**Aim:**
Exactly as written, quote every line that follows, skipping the images.

**Given material:**
----
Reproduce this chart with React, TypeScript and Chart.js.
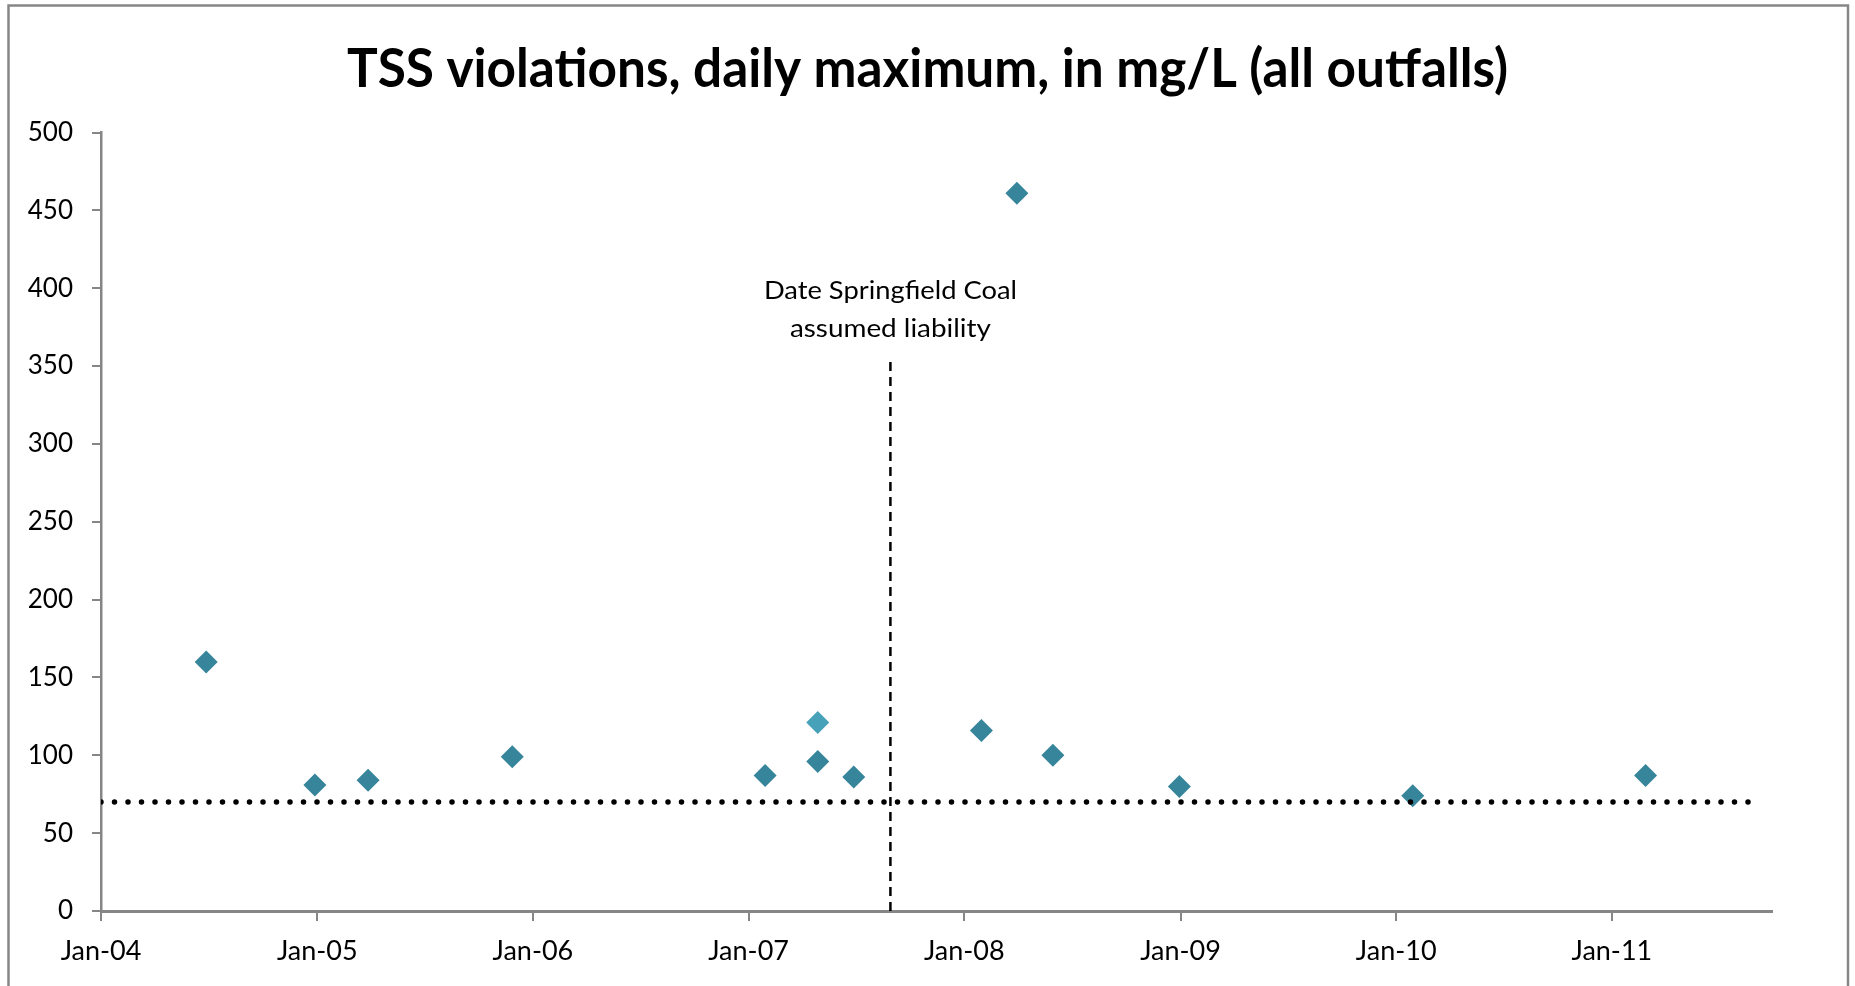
import React, { useEffect, useRef } from "react";
import { Chart, registerables } from "chart.js";

Chart.register(...registerables);

// ---- data ----
const violationDates = [
  "2004-06-27", "2004-12-28", "2005-03-28", "2005-11-27", "2007-01-29",
  "2007-04-28", "2007-06-28", "2008-01-30", "2008-03-30", "2008-05-30",
  "2008-12-30", "2010-01-29", "2011-02-27",
];
const violationValues = [160, 81, 84, 99, 87, 96, 86, 116, 461, 100, 80, 74, 87];

const highlightDates = ["2007-04-28"];
const highlightValues = [121];

const limitDates = ["2004-01-01", "2011-08-28"];
const limitValues = [70, 70];

const liabilityDates = ["2007-08-29", "2007-08-29"];
const liabilityValues = [0, 354];

const tickDates = [
  "2004-01-01", "2005-01-01", "2006-01-01", "2007-01-01",
  "2008-01-01", "2009-01-01", "2010-01-01", "2011-01-01",
];
const tickLabels = ["Jan-04", "Jan-05", "Jan-06", "Jan-07", "Jan-08", "Jan-09", "Jan-10", "Jan-11"];

const axisMinDate = "2004-01-01";
const axisMaxDate = "2011-09-29";
const yMin = 0;
const yMax = 500;
const yStep = 50;

const titleText = "TSS violations, daily maximum, in mg/L (all outfalls)";
const annotationLines = ["Date Springfield Coal", "assumed liability"];

const toMs = (s: string) => new Date(s + "T00:00:00Z").getTime();
const pts = (ds: string[], vs: number[]) => ds.map((d, i) => ({ x: toMs(d), y: vs[i] }));

const AXIS_GRAY = "#868686";
const MARK = "#37859B";
const MARK_LIGHT = "#47A1B9";

function fitText(ctx: any, text: string, x: number, y: number, target: number) {
  const w = ctx.measureText(text).width;
  const sx = target / w;
  ctx.save();
  ctx.translate(x, y);
  ctx.scale(sx, 1);
  ctx.fillText(text, 0, 0);
  ctx.restore();
}

const decorPlugin = {
  id: "decor",
  beforeDraw(chart: any) {
    const ctx = chart.ctx;
    ctx.save();
    ctx.fillStyle = "#ffffff";
    ctx.fillRect(0, 0, chart.width, chart.height);
    ctx.strokeStyle = "#878787";
    ctx.lineWidth = 2.5;
    ctx.strokeRect(8.5, 5.5, 1839.5, 1010);
    ctx.restore();
  },
  afterDraw(chart: any) {
    const ctx = chart.ctx;
    // title
    ctx.save();
    ctx.fillStyle = "#000";
    ctx.font = "bold 53px Lato";
    ctx.textAlign = "center";
    ctx.textBaseline = "alphabetic";
    fitText(ctx, titleText, 927.5, 87, 1161);
    ctx.restore();

    // annotation
    const xs = chart.scales.x;
    const ys = chart.scales.y;
    const cx = xs.getPixelForValue(toMs(liabilityDates[0]));
    const top = ys.getPixelForValue(liabilityValues[1]);
    ctx.save();
    ctx.fillStyle = "#000";
    ctx.font = "25px Lato";
    ctx.textAlign = "center";
    ctx.textBaseline = "alphabetic";
    fitText(ctx, annotationLines[0], cx, top - 61, 253);
    fitText(ctx, annotationLines[1], cx, top - 23, 201);
    ctx.restore();
  },
};

export default function App() {
  const ref = useRef<HTMLCanvasElement | null>(null);
  useEffect(() => {
    if (!ref.current) return;
    const chart = new Chart(ref.current, {
      type: "scatter",
      data: {
        datasets: [
          {
            type: "line",
            data: pts(limitDates, limitValues),
            borderColor: "#000",
            borderWidth: 5.5,
            borderDash: [0, 13.5],
            borderCapStyle: "round",
            pointRadius: 0,
            fill: false,
            tension: 0,
          } as any,
          {
            type: "line",
            data: pts(liabilityDates, liabilityValues),
            borderColor: "#000",
            borderWidth: 2.5,
            borderDash: [9, 6],
            pointRadius: 0,
            fill: false,
            tension: 0,
          } as any,
          {
            data: pts(violationDates, violationValues),
            backgroundColor: MARK,
            borderWidth: 0,
            pointStyle: "rectRot",
            pointRadius: 11.5,
            showLine: false,
          },
          {
            data: pts(highlightDates, highlightValues),
            backgroundColor: MARK_LIGHT,
            borderWidth: 0,
            pointStyle: "rectRot",
            pointRadius: 11.5,
            showLine: false,
          },
        ],
      },
      options: {
        responsive: false,
        animation: false,
        layout: { padding: { top: 132.5, right: 83, bottom: 0, left: 0 } },
        plugins: {
          legend: { display: false },
          tooltip: { enabled: false },
          title: { display: false },
        },
        scales: {
          x: {
            type: "linear",
            min: toMs(axisMinDate),
            max: toMs(axisMaxDate),
            afterBuildTicks(scale: any) {
              scale.ticks = tickDates.map((d) => ({ value: toMs(d) }));
            },
            afterFit(scale: any) {
              scale.height = 75;
            },
            ticks: {
              autoSkip: false,
              maxRotation: 0,
              padding: 14,
              color: "#000",
              font: { family: "Lato", size: 27 },
              callback: (v: any) => {
                const i = tickDates.findIndex((d) => toMs(d) === v);
                return i >= 0 ? tickLabels[i] : "";
              },
            },
            grid: {
              display: true,
              drawOnChartArea: false,
              drawTicks: true,
              tickLength: 10,
              color: AXIS_GRAY,
              lineWidth: 2,
            },
            border: { display: true, color: AXIS_GRAY, width: 3 },
          },
          y: {
            type: "linear",
            min: yMin,
            max: yMax,
            afterFit(scale: any) {
              scale.width = 101;
            },
            ticks: {
              stepSize: yStep,
              padding: 19,
              color: "#000",
              font: { family: "Lato", size: 26 },
            },
            grid: {
              display: true,
              drawOnChartArea: false,
              drawTicks: true,
              tickLength: 9,
              color: AXIS_GRAY,
              lineWidth: 2,
            },
            border: { display: true, color: AXIS_GRAY, width: 2.5 },
          },
        },
      },
      plugins: [decorPlugin],
    });
    return () => chart.destroy();
  }, []);
  return (
    <div style={{ position: "absolute", left: 0, top: 0, width: 1855, height: 986 }}>
      <canvas ref={ref} width={1855} height={986} style={{ display: "block" }} />
    </div>
  );
}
----
**Result for this exercise:**
Reproduce this chart with React, TypeScript and Chart.js.
import React, { useEffect, useRef } from "react";
import { Chart, registerables } from "chart.js";

Chart.register(...registerables);

// ---- data ----
const violationDates = [
  "2004-06-27", "2004-12-28", "2005-03-28", "2005-11-27", "2007-01-29",
  "2007-04-28", "2007-06-28", "2008-01-30", "2008-03-30", "2008-05-30",
  "2008-12-30", "2010-01-29", "2011-02-27",
];
const violationValues = [160, 81, 84, 99, 87, 96, 86, 116, 461, 100, 80, 74, 87];

const highlightDates = ["2007-04-28"];
const highlightValues = [121];

const limitDates = ["2004-01-01", "2011-08-28"];
const limitValues = [70, 70];

const liabilityDates = ["2007-08-29", "2007-08-29"];
const liabilityValues = [0, 354];

const tickDates = [
  "2004-01-01", "2005-01-01", "2006-01-01", "2007-01-01",
  "2008-01-01", "2009-01-01", "2010-01-01", "2011-01-01",
];
const tickLabels = ["Jan-04", "Jan-05", "Jan-06", "Jan-07", "Jan-08", "Jan-09", "Jan-10", "Jan-11"];

const axisMinDate = "2004-01-01";
const axisMaxDate = "2011-09-29";
const yMin = 0;
const yMax = 500;
const yStep = 50;

const titleText = "TSS violations, daily maximum, in mg/L (all outfalls)";
const annotationLines = ["Date Springfield Coal", "assumed liability"];

const toMs = (s: string) => new Date(s + "T00:00:00Z").getTime();
const pts = (ds: string[], vs: number[]) => ds.map((d, i) => ({ x: toMs(d), y: vs[i] }));

const AXIS_GRAY = "#868686";
const MARK = "#37859B";
const MARK_LIGHT = "#47A1B9";

function fitText(ctx: any, text: string, x: number, y: number, target: number) {
  const w = ctx.measureText(text).width;
  const sx = target / w;
  ctx.save();
  ctx.translate(x, y);
  ctx.scale(sx, 1);
  ctx.fillText(text, 0, 0);
  ctx.restore();
}

const decorPlugin = {
  id: "decor",
  beforeDraw(chart: any) {
    const ctx = chart.ctx;
    ctx.save();
    ctx.fillStyle = "#ffffff";
    ctx.fillRect(0, 0, chart.width, chart.height);
    ctx.strokeStyle = "#878787";
    ctx.lineWidth = 2.5;
    ctx.strokeRect(8.5, 5.5, 1839.5, 1010);
    ctx.restore();
  },
  afterDraw(chart: any) {
    const ctx = chart.ctx;
    // title
    ctx.save();
    ctx.fillStyle = "#000";
    ctx.font = "bold 53px Lato";
    ctx.textAlign = "center";
    ctx.textBaseline = "alphabetic";
    fitText(ctx, titleText, 927.5, 87, 1161);
    ctx.restore();

    // annotation
    const xs = chart.scales.x;
    const ys = chart.scales.y;
    const cx = xs.getPixelForValue(toMs(liabilityDates[0]));
    const top = ys.getPixelForValue(liabilityValues[1]);
    ctx.save();
    ctx.fillStyle = "#000";
    ctx.font = "25px Lato";
    ctx.textAlign = "center";
    ctx.textBaseline = "alphabetic";
    fitText(ctx, annotationLines[0], cx, top - 61, 253);
    fitText(ctx, annotationLines[1], cx, top - 23, 201);
    ctx.restore();
  },
};

export default function App() {
  const ref = useRef<HTMLCanvasElement | null>(null);
  useEffect(() => {
    if (!ref.current) return;
    const chart = new Chart(ref.current, {
      type: "scatter",
      data: {
        datasets: [
          {
            type: "line",
            data: pts(limitDates, limitValues),
            borderColor: "#000",
            borderWidth: 5.5,
            borderDash: [0, 13.5],
            borderCapStyle: "round",
            pointRadius: 0,
            fill: false,
            tension: 0,
          } as any,
          {
            type: "line",
            data: pts(liabilityDates, liabilityValues),
            borderColor: "#000",
            borderWidth: 2.5,
            borderDash: [9, 6],
            pointRadius: 0,
            fill: false,
            tension: 0,
          } as any,
          {
            data: pts(violationDates, violationValues),
            backgroundColor: MARK,
            borderWidth: 0,
            pointStyle: "rectRot",
            pointRadius: 11.5,
            showLine: false,
          },
          {
            data: pts(highlightDates, highlightValues),
            backgroundColor: MARK_LIGHT,
            borderWidth: 0,
            pointStyle: "rectRot",
            pointRadius: 11.5,
            showLine: false,
          },
        ],
      },
      options: {
        responsive: false,
        animation: false,
        layout: { padding: { top: 132.5, right: 83, bottom: 0, left: 0 } },
        plugins: {
          legend: { display: false },
          tooltip: { enabled: false },
          title: { display: false },
        },
        scales: {
          x: {
            type: "linear",
            min: toMs(axisMinDate),
            max: toMs(axisMaxDate),
            afterBuildTicks(scale: any) {
              scale.ticks = tickDates.map((d) => ({ value: toMs(d) }));
            },
            afterFit(scale: any) {
              scale.height = 75;
            },
            ticks: {
              autoSkip: false,
              maxRotation: 0,
              padding: 14,
              color: "#000",
              font: { family: "Lato", size: 27 },
              callback: (v: any) => {
                const i = tickDates.findIndex((d) => toMs(d) === v);
                return i >= 0 ? tickLabels[i] : "";
              },
            },
            grid: {
              display: true,
              drawOnChartArea: false,
              drawTicks: true,
              tickLength: 10,
              color: AXIS_GRAY,
              lineWidth: 2,
            },
            border: { display: true, color: AXIS_GRAY, width: 3 },
          },
          y: {
            type: "linear",
            min: yMin,
            max: yMax,
            afterFit(scale: any) {
              scale.width = 101;
            },
            ticks: {
              stepSize: yStep,
              padding: 19,
              color: "#000",
              font: { family: "Lato", size: 26 },
            },
            grid: {
              display: true,
              drawOnChartArea: false,
              drawTicks: true,
              tickLength: 9,
              color: AXIS_GRAY,
              lineWidth: 2,
            },
            border: { display: true, color: AXIS_GRAY, width: 2.5 },
          },
        },
      },
      plugins: [decorPlugin],
    });
    return () => chart.destroy();
  }, []);
  return (
    <div style={{ position: "absolute", left: 0, top: 0, width: 1855, height: 986 }}>
      <canvas ref={ref} width={1855} height={986} style={{ display: "block" }} />
    </div>
  );
}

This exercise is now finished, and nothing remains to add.